Exercise instructions: Collect all lines containing the word "this" from the data.

Records shown:
Begin

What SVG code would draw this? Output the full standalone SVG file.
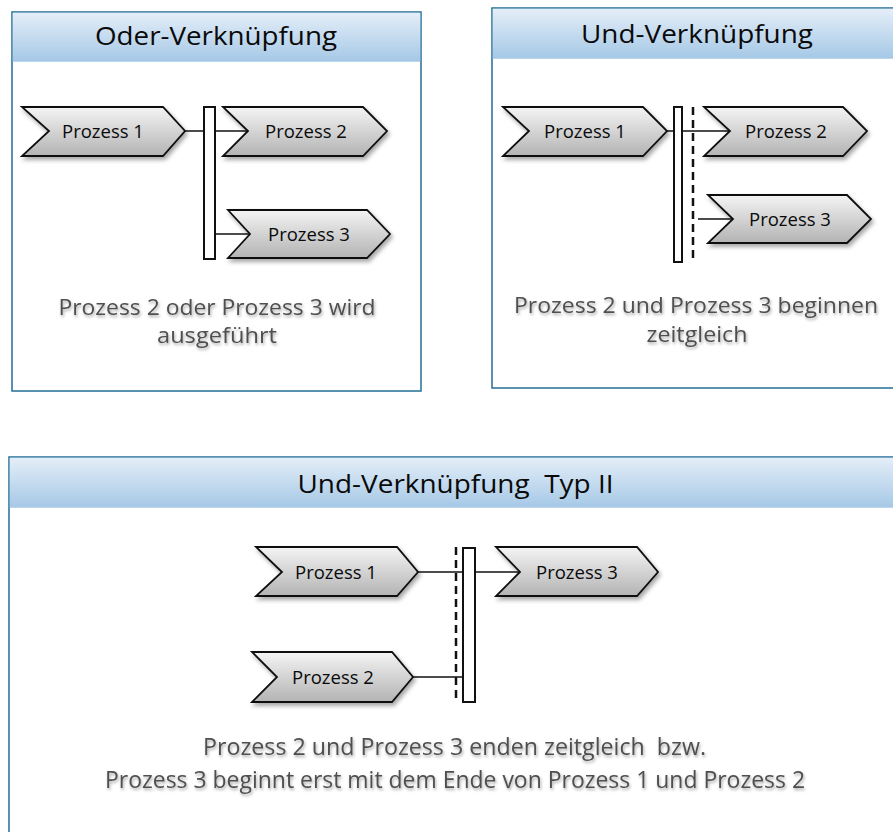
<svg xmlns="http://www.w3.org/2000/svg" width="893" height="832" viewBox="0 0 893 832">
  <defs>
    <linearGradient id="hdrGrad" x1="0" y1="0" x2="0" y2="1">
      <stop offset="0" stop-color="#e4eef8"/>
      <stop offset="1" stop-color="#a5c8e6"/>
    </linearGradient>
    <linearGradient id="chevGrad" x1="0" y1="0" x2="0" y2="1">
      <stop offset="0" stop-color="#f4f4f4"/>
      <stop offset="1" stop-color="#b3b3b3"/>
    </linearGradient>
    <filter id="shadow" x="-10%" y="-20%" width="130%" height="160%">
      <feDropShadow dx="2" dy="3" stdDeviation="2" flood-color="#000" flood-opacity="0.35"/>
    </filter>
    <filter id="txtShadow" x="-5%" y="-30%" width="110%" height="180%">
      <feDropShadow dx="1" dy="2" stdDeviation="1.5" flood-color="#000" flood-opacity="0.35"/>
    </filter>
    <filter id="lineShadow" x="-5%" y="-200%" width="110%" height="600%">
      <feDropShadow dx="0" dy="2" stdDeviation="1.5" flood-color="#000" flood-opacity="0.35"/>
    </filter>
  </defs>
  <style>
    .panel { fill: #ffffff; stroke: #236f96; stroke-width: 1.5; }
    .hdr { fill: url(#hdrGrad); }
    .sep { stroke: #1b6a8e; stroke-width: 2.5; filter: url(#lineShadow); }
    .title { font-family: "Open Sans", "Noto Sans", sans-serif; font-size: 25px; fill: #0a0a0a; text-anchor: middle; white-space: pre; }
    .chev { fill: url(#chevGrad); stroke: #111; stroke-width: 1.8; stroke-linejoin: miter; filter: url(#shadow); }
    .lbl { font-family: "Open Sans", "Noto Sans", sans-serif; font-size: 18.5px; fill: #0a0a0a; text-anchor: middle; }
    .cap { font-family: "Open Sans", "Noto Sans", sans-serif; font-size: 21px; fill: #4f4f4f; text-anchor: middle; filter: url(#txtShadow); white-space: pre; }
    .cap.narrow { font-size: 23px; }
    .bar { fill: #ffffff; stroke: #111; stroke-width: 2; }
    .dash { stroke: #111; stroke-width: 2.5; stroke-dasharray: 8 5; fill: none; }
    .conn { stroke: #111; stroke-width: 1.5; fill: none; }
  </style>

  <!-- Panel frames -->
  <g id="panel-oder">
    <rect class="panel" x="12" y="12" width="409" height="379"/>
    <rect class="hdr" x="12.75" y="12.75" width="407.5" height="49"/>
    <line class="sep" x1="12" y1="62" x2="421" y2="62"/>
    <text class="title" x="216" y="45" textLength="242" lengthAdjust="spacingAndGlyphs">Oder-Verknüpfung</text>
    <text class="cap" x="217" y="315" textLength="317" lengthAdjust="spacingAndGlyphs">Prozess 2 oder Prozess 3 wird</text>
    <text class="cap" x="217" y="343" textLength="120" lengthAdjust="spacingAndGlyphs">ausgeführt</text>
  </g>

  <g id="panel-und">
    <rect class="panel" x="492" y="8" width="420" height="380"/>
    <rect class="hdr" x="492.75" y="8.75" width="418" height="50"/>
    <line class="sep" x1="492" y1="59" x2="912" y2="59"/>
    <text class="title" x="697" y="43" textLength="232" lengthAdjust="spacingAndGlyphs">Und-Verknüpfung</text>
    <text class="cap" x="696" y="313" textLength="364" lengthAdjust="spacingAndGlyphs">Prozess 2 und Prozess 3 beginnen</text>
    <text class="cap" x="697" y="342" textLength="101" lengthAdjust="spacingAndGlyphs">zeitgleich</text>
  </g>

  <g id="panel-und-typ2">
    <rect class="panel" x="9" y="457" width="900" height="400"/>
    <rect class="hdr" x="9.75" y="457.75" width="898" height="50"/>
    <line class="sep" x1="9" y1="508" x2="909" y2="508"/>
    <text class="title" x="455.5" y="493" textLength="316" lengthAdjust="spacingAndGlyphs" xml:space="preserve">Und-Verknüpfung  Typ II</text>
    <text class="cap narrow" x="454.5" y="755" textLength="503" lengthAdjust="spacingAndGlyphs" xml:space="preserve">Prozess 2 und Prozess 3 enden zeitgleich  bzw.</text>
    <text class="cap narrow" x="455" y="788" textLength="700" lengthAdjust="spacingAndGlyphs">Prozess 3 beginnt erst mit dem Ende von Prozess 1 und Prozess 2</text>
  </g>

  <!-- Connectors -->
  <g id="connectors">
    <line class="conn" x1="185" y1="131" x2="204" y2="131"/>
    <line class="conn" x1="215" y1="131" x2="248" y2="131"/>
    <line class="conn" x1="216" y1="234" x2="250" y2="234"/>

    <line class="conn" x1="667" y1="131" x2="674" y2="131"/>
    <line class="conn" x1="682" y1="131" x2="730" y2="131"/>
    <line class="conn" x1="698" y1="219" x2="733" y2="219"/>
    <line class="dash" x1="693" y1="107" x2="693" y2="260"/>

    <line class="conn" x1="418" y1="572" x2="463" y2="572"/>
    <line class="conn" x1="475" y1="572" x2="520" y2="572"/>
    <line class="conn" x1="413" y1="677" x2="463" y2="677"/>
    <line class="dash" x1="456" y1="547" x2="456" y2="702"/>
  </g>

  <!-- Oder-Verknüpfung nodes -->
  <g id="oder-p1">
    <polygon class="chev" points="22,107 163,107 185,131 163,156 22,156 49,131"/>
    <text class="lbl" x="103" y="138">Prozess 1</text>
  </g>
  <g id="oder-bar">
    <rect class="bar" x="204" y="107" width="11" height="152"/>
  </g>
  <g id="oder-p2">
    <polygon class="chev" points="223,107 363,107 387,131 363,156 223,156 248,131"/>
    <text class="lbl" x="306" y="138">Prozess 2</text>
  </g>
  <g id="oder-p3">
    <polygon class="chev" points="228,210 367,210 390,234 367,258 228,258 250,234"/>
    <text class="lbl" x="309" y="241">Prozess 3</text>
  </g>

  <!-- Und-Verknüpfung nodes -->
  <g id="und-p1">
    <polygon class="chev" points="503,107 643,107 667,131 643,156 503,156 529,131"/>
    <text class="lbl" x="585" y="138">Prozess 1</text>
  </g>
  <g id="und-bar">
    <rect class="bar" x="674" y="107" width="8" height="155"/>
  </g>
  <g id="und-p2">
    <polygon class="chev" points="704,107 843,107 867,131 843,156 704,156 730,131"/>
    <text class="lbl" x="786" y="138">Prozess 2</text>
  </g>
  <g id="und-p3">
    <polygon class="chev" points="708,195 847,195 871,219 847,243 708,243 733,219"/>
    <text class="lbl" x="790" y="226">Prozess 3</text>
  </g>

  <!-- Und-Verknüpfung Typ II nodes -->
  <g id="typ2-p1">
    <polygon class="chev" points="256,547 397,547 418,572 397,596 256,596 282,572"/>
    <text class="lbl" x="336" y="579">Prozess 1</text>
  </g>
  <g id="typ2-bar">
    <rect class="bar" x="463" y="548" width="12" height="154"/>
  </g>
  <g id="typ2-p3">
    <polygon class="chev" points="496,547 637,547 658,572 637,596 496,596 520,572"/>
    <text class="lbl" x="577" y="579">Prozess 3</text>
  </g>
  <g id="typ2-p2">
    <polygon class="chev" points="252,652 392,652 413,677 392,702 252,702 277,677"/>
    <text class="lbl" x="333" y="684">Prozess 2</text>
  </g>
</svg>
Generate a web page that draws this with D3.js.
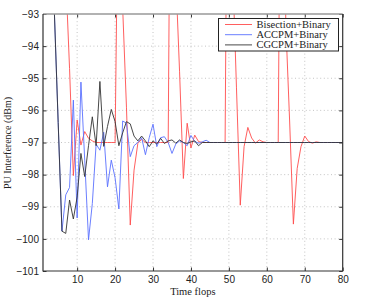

End

Correct response:
What SVG code would draw this? Output the full standalone SVG file.
Generate a web page that draws this with D3.js.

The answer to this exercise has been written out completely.